◆ **Problem description**: Return each line of the data below verbatim; pictures are to be left out.

═══ Available data

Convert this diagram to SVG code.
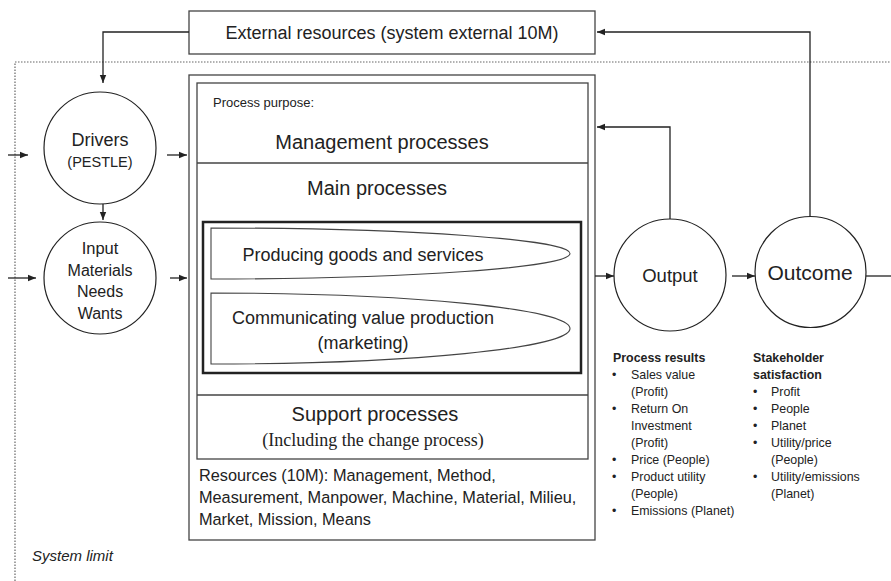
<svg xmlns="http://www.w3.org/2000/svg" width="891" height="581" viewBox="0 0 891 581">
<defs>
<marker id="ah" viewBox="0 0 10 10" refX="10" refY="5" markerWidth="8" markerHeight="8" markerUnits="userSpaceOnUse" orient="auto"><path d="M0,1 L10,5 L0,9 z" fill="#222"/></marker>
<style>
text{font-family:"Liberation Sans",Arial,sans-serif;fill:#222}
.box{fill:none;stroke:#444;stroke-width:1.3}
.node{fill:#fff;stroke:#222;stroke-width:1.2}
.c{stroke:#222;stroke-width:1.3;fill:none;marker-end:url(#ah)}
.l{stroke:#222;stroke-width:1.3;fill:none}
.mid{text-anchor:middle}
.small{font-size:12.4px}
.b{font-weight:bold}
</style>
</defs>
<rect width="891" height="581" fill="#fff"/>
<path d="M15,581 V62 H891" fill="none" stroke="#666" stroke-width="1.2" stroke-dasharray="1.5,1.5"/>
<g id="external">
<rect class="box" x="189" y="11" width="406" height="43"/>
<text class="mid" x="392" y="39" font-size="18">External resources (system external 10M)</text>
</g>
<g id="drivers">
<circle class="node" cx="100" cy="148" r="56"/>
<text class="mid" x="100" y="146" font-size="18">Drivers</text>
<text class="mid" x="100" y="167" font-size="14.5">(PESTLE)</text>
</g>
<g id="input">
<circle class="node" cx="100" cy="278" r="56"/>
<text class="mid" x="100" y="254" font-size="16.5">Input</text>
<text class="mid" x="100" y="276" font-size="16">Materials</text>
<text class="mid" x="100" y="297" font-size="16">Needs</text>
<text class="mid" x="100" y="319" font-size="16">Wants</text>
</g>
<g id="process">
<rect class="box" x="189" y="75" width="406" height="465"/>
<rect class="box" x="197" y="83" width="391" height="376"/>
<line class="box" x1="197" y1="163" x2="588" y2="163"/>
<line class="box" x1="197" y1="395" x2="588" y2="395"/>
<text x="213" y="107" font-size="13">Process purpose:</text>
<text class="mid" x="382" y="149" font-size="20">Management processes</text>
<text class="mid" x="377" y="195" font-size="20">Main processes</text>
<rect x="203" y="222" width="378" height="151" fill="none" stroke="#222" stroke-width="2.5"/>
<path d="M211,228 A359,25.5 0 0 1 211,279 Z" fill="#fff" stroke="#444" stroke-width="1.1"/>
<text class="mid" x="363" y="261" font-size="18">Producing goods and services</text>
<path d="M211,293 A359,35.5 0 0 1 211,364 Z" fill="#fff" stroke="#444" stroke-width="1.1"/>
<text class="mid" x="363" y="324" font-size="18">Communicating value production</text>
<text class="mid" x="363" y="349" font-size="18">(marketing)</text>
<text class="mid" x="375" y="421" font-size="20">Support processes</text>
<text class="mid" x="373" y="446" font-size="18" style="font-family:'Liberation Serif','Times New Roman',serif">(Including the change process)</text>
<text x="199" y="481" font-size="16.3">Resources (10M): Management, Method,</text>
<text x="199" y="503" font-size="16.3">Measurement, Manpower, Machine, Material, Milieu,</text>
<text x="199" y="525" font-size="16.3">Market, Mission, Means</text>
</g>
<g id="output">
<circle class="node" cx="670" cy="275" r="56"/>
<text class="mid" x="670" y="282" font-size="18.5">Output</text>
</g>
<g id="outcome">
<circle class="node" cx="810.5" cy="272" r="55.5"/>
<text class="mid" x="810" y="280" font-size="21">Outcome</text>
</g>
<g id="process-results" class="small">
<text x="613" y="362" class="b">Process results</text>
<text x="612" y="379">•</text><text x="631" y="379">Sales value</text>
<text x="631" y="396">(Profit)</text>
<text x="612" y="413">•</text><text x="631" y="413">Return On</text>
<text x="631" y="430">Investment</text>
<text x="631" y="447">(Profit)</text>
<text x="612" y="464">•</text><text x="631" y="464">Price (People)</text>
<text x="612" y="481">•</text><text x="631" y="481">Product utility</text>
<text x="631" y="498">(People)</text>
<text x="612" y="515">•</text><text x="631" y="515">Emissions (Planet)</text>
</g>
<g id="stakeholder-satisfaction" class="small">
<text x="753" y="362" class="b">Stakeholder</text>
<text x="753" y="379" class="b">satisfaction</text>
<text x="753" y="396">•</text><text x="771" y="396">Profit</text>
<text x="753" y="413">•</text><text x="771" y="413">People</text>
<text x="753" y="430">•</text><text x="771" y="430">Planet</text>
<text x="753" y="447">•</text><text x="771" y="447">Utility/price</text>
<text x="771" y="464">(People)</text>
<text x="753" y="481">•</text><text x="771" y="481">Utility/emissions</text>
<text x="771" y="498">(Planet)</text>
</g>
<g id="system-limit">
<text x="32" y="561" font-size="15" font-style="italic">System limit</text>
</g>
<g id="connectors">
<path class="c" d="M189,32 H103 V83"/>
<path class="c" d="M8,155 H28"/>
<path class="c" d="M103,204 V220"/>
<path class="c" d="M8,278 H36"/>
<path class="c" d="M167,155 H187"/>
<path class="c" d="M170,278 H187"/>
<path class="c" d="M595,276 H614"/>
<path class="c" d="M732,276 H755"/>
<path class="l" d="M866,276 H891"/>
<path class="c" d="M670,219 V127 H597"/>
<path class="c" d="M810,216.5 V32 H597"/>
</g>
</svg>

══════

◆ **Response to this exercise**:
Convert this diagram to SVG code.
<svg xmlns="http://www.w3.org/2000/svg" width="891" height="581" viewBox="0 0 891 581">
<defs>
<marker id="ah" viewBox="0 0 10 10" refX="10" refY="5" markerWidth="8" markerHeight="8" markerUnits="userSpaceOnUse" orient="auto"><path d="M0,1 L10,5 L0,9 z" fill="#222"/></marker>
<style>
text{font-family:"Liberation Sans",Arial,sans-serif;fill:#222}
.box{fill:none;stroke:#444;stroke-width:1.3}
.node{fill:#fff;stroke:#222;stroke-width:1.2}
.c{stroke:#222;stroke-width:1.3;fill:none;marker-end:url(#ah)}
.l{stroke:#222;stroke-width:1.3;fill:none}
.mid{text-anchor:middle}
.small{font-size:12.4px}
.b{font-weight:bold}
</style>
</defs>
<rect width="891" height="581" fill="#fff"/>
<path d="M15,581 V62 H891" fill="none" stroke="#666" stroke-width="1.2" stroke-dasharray="1.5,1.5"/>
<g id="external">
<rect class="box" x="189" y="11" width="406" height="43"/>
<text class="mid" x="392" y="39" font-size="18">External resources (system external 10M)</text>
</g>
<g id="drivers">
<circle class="node" cx="100" cy="148" r="56"/>
<text class="mid" x="100" y="146" font-size="18">Drivers</text>
<text class="mid" x="100" y="167" font-size="14.5">(PESTLE)</text>
</g>
<g id="input">
<circle class="node" cx="100" cy="278" r="56"/>
<text class="mid" x="100" y="254" font-size="16.5">Input</text>
<text class="mid" x="100" y="276" font-size="16">Materials</text>
<text class="mid" x="100" y="297" font-size="16">Needs</text>
<text class="mid" x="100" y="319" font-size="16">Wants</text>
</g>
<g id="process">
<rect class="box" x="189" y="75" width="406" height="465"/>
<rect class="box" x="197" y="83" width="391" height="376"/>
<line class="box" x1="197" y1="163" x2="588" y2="163"/>
<line class="box" x1="197" y1="395" x2="588" y2="395"/>
<text x="213" y="107" font-size="13">Process purpose:</text>
<text class="mid" x="382" y="149" font-size="20">Management processes</text>
<text class="mid" x="377" y="195" font-size="20">Main processes</text>
<rect x="203" y="222" width="378" height="151" fill="none" stroke="#222" stroke-width="2.5"/>
<path d="M211,228 A359,25.5 0 0 1 211,279 Z" fill="#fff" stroke="#444" stroke-width="1.1"/>
<text class="mid" x="363" y="261" font-size="18">Producing goods and services</text>
<path d="M211,293 A359,35.5 0 0 1 211,364 Z" fill="#fff" stroke="#444" stroke-width="1.1"/>
<text class="mid" x="363" y="324" font-size="18">Communicating value production</text>
<text class="mid" x="363" y="349" font-size="18">(marketing)</text>
<text class="mid" x="375" y="421" font-size="20">Support processes</text>
<text class="mid" x="373" y="446" font-size="18" style="font-family:'Liberation Serif','Times New Roman',serif">(Including the change process)</text>
<text x="199" y="481" font-size="16.3">Resources (10M): Management, Method,</text>
<text x="199" y="503" font-size="16.3">Measurement, Manpower, Machine, Material, Milieu,</text>
<text x="199" y="525" font-size="16.3">Market, Mission, Means</text>
</g>
<g id="output">
<circle class="node" cx="670" cy="275" r="56"/>
<text class="mid" x="670" y="282" font-size="18.5">Output</text>
</g>
<g id="outcome">
<circle class="node" cx="810.5" cy="272" r="55.5"/>
<text class="mid" x="810" y="280" font-size="21">Outcome</text>
</g>
<g id="process-results" class="small">
<text x="613" y="362" class="b">Process results</text>
<text x="612" y="379">•</text><text x="631" y="379">Sales value</text>
<text x="631" y="396">(Profit)</text>
<text x="612" y="413">•</text><text x="631" y="413">Return On</text>
<text x="631" y="430">Investment</text>
<text x="631" y="447">(Profit)</text>
<text x="612" y="464">•</text><text x="631" y="464">Price (People)</text>
<text x="612" y="481">•</text><text x="631" y="481">Product utility</text>
<text x="631" y="498">(People)</text>
<text x="612" y="515">•</text><text x="631" y="515">Emissions (Planet)</text>
</g>
<g id="stakeholder-satisfaction" class="small">
<text x="753" y="362" class="b">Stakeholder</text>
<text x="753" y="379" class="b">satisfaction</text>
<text x="753" y="396">•</text><text x="771" y="396">Profit</text>
<text x="753" y="413">•</text><text x="771" y="413">People</text>
<text x="753" y="430">•</text><text x="771" y="430">Planet</text>
<text x="753" y="447">•</text><text x="771" y="447">Utility/price</text>
<text x="771" y="464">(People)</text>
<text x="753" y="481">•</text><text x="771" y="481">Utility/emissions</text>
<text x="771" y="498">(Planet)</text>
</g>
<g id="system-limit">
<text x="32" y="561" font-size="15" font-style="italic">System limit</text>
</g>
<g id="connectors">
<path class="c" d="M189,32 H103 V83"/>
<path class="c" d="M8,155 H28"/>
<path class="c" d="M103,204 V220"/>
<path class="c" d="M8,278 H36"/>
<path class="c" d="M167,155 H187"/>
<path class="c" d="M170,278 H187"/>
<path class="c" d="M595,276 H614"/>
<path class="c" d="M732,276 H755"/>
<path class="l" d="M866,276 H891"/>
<path class="c" d="M670,219 V127 H597"/>
<path class="c" d="M810,216.5 V32 H597"/>
</g>
</svg>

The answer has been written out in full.